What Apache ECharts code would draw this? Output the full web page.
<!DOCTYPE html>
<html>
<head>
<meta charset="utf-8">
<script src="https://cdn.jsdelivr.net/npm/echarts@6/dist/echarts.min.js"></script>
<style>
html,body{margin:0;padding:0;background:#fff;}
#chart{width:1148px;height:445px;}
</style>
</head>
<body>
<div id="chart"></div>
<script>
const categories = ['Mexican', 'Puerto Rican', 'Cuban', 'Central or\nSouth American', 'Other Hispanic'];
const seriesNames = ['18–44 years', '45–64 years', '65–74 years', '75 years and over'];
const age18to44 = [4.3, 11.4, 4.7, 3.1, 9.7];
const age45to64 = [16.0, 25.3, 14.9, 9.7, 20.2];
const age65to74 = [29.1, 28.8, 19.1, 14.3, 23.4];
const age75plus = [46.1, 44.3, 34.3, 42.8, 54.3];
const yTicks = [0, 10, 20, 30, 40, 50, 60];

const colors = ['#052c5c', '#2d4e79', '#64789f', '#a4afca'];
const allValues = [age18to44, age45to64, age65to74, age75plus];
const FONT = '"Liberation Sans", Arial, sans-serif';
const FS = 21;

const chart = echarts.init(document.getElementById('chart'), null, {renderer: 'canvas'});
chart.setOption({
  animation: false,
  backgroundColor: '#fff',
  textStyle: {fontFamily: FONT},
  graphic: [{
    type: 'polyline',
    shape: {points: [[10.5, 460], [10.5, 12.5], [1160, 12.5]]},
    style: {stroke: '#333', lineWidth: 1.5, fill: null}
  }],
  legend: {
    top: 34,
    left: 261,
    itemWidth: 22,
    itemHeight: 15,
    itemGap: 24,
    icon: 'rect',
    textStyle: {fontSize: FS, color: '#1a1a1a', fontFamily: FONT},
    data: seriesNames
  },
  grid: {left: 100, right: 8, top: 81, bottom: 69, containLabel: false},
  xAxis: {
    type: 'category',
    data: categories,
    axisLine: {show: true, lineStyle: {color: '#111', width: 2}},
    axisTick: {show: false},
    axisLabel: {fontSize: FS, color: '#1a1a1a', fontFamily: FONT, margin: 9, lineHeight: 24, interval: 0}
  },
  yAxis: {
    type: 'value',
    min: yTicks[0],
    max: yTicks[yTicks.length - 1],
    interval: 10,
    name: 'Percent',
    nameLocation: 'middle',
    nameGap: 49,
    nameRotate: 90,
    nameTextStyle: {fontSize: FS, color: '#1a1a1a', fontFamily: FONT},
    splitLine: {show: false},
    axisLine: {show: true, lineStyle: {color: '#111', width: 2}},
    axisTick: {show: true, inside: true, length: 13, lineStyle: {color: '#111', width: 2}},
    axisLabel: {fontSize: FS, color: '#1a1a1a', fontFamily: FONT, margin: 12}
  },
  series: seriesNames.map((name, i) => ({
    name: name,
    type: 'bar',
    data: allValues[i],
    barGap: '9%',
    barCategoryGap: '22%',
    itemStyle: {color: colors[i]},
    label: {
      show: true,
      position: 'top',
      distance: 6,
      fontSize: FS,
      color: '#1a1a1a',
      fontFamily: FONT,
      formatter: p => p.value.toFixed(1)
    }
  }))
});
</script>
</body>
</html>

-------

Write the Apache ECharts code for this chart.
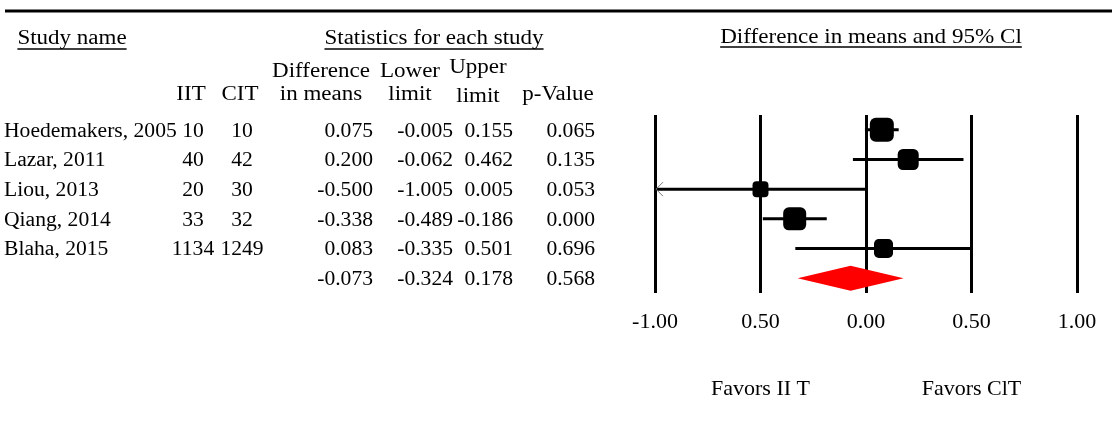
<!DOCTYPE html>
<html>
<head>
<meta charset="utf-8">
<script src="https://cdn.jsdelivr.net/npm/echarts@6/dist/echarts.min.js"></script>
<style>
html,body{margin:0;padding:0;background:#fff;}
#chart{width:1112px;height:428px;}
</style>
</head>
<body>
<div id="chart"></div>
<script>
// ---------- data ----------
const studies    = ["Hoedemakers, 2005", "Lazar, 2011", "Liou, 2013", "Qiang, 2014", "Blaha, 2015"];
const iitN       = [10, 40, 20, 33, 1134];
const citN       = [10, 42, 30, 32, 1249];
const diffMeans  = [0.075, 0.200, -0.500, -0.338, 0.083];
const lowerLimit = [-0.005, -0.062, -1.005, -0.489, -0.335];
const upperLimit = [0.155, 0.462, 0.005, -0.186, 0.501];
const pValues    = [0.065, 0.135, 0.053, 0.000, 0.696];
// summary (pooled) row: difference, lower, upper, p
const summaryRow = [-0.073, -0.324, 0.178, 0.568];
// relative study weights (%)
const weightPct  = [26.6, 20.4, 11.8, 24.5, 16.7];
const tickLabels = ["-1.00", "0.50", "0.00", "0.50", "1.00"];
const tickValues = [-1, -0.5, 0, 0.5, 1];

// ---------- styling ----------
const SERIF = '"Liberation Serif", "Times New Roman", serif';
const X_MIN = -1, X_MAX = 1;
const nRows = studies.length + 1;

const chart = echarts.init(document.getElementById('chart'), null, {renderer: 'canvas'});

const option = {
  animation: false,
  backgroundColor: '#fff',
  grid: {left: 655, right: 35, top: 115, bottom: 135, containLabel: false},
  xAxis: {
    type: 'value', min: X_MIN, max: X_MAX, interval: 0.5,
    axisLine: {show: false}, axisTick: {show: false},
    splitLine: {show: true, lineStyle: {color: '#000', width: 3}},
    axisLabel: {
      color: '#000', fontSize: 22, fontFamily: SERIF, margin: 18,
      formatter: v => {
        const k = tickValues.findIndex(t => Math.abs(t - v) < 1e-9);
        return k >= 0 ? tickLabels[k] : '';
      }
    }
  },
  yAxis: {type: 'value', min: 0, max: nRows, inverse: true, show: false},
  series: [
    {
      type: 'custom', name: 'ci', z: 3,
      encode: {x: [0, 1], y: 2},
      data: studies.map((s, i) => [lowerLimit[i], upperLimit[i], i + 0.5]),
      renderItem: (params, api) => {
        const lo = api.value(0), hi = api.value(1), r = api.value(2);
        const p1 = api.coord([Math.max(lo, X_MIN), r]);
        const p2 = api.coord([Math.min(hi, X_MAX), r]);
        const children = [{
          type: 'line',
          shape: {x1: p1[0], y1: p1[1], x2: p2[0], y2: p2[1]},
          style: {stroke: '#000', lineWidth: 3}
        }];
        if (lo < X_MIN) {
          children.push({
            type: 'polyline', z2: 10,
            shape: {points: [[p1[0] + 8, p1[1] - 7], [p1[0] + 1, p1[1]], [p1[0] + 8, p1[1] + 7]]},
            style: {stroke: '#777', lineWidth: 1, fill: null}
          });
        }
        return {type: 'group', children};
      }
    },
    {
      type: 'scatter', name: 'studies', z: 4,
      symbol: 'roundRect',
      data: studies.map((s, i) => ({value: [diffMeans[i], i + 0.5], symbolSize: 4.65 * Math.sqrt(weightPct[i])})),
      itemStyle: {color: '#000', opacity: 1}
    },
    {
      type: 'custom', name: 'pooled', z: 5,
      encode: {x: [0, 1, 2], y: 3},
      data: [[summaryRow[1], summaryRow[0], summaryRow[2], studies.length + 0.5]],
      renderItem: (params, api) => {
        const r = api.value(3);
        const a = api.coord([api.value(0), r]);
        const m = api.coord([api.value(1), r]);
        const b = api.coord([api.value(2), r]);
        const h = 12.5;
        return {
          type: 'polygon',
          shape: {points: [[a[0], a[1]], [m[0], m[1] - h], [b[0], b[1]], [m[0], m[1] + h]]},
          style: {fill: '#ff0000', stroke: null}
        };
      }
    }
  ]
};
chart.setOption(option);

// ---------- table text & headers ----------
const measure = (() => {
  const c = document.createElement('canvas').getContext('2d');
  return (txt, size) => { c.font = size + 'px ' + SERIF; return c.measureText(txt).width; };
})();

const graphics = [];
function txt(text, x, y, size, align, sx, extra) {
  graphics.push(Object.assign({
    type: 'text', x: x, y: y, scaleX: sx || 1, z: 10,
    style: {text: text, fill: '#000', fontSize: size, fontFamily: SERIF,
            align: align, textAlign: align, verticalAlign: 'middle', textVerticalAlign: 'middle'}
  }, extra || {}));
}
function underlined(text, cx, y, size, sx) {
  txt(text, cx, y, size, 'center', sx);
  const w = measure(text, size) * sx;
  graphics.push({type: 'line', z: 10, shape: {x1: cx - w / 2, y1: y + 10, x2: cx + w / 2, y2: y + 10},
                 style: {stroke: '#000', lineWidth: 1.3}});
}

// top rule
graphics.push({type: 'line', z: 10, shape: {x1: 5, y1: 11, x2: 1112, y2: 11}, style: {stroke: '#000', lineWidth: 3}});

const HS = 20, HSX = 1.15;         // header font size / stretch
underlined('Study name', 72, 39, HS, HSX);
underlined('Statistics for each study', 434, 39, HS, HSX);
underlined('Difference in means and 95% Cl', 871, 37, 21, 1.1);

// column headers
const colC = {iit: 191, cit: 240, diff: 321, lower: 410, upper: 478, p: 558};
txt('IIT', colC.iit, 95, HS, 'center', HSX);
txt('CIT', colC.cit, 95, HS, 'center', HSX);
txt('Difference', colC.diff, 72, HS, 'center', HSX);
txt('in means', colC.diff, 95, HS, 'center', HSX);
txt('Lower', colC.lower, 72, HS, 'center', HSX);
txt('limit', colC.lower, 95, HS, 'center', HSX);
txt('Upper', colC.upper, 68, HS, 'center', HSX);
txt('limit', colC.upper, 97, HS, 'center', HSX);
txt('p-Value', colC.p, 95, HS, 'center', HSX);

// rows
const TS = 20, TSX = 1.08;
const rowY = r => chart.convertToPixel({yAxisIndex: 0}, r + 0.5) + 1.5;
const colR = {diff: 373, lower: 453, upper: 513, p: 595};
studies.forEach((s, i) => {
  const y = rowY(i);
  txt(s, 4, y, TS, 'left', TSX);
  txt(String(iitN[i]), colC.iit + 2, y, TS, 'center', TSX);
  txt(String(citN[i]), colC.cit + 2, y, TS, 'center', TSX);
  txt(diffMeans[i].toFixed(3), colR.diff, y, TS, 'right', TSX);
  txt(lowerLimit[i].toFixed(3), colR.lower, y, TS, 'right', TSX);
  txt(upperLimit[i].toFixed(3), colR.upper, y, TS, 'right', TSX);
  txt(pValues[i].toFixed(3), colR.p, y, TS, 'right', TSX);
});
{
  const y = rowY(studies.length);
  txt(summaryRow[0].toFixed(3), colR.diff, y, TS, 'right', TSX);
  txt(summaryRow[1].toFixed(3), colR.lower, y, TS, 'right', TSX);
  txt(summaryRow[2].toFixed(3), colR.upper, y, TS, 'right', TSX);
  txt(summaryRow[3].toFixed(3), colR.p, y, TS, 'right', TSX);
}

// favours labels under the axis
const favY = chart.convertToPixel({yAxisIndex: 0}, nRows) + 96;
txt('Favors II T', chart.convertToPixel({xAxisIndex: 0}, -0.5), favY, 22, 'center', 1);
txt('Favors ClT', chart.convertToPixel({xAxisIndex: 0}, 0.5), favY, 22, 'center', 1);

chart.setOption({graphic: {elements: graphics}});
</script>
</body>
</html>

-------

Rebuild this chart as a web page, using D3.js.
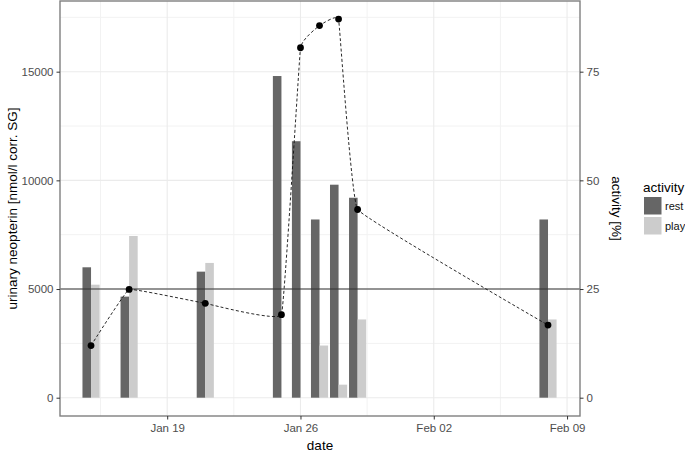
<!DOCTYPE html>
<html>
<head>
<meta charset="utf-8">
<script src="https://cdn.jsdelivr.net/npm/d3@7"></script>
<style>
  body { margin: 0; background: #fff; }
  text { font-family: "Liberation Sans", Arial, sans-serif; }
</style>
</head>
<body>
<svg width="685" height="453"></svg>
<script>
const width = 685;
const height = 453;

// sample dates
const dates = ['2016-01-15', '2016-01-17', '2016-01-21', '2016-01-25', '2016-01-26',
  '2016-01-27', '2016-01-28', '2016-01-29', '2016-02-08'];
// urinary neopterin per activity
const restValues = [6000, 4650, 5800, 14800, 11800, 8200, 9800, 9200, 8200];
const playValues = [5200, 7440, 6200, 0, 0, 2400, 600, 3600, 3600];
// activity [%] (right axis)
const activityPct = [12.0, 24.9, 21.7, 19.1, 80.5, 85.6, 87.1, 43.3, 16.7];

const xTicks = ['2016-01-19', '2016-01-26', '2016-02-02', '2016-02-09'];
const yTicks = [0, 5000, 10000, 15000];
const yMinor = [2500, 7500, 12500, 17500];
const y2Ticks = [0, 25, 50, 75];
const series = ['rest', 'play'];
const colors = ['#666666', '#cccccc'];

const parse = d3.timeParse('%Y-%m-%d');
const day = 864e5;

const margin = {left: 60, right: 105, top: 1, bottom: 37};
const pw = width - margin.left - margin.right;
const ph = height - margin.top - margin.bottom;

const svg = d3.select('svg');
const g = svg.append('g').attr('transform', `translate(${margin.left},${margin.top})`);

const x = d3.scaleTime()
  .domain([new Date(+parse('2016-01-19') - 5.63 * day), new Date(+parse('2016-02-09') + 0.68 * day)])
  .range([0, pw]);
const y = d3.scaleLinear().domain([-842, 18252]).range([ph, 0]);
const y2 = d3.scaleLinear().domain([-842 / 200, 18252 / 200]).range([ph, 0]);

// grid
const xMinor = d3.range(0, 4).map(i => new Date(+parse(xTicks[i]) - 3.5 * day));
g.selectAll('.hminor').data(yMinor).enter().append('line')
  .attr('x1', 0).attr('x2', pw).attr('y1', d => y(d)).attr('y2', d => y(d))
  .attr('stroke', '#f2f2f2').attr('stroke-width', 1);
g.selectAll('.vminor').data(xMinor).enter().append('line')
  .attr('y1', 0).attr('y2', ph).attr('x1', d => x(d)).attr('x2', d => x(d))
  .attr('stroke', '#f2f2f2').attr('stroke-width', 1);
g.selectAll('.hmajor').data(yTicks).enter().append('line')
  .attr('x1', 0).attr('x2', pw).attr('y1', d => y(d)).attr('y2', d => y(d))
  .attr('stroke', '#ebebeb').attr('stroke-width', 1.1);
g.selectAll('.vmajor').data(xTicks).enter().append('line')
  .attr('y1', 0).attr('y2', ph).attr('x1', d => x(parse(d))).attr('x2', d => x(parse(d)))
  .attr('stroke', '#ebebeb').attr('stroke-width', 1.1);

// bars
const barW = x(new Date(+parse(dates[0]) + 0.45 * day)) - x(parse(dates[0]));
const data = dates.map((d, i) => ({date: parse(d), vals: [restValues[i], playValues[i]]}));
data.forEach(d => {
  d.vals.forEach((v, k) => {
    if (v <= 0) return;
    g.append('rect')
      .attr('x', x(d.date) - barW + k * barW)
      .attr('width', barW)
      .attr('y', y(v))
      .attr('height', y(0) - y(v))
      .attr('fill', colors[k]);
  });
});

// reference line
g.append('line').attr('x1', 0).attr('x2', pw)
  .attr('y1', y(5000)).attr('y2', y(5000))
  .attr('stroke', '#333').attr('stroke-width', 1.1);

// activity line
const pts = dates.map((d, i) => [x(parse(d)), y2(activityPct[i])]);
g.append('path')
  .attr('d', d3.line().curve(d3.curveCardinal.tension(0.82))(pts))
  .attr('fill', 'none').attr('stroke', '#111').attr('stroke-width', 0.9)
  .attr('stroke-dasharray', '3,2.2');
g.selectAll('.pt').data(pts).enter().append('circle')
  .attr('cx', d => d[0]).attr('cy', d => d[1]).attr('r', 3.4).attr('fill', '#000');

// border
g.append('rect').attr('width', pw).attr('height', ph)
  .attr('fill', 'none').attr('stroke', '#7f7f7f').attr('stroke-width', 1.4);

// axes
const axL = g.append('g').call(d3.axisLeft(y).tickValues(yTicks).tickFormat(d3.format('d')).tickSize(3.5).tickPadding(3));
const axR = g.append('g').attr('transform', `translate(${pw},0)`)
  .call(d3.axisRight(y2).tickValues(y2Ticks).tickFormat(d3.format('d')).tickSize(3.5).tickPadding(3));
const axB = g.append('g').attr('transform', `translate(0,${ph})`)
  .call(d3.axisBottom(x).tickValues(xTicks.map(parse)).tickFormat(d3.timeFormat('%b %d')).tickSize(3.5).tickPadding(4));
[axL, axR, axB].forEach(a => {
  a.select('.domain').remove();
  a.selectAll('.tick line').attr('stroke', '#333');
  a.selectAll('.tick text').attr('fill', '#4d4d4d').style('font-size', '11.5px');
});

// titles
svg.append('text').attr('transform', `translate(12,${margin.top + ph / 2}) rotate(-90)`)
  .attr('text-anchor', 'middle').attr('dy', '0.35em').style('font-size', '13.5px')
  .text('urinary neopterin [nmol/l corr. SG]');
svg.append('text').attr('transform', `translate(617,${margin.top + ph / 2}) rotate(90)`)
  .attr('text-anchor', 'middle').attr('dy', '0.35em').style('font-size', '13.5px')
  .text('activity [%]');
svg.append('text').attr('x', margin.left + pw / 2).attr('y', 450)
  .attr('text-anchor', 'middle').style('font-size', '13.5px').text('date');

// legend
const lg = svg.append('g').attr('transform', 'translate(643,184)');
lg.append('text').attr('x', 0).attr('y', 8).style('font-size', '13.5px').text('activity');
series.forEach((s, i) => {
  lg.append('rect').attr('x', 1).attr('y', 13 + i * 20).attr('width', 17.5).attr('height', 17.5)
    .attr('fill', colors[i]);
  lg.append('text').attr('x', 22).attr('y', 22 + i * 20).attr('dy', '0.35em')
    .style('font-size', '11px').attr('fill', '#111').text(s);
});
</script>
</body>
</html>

-------

Brief
Write down only the number of lines that contain the string "Apache" in the listing.

The completed task
2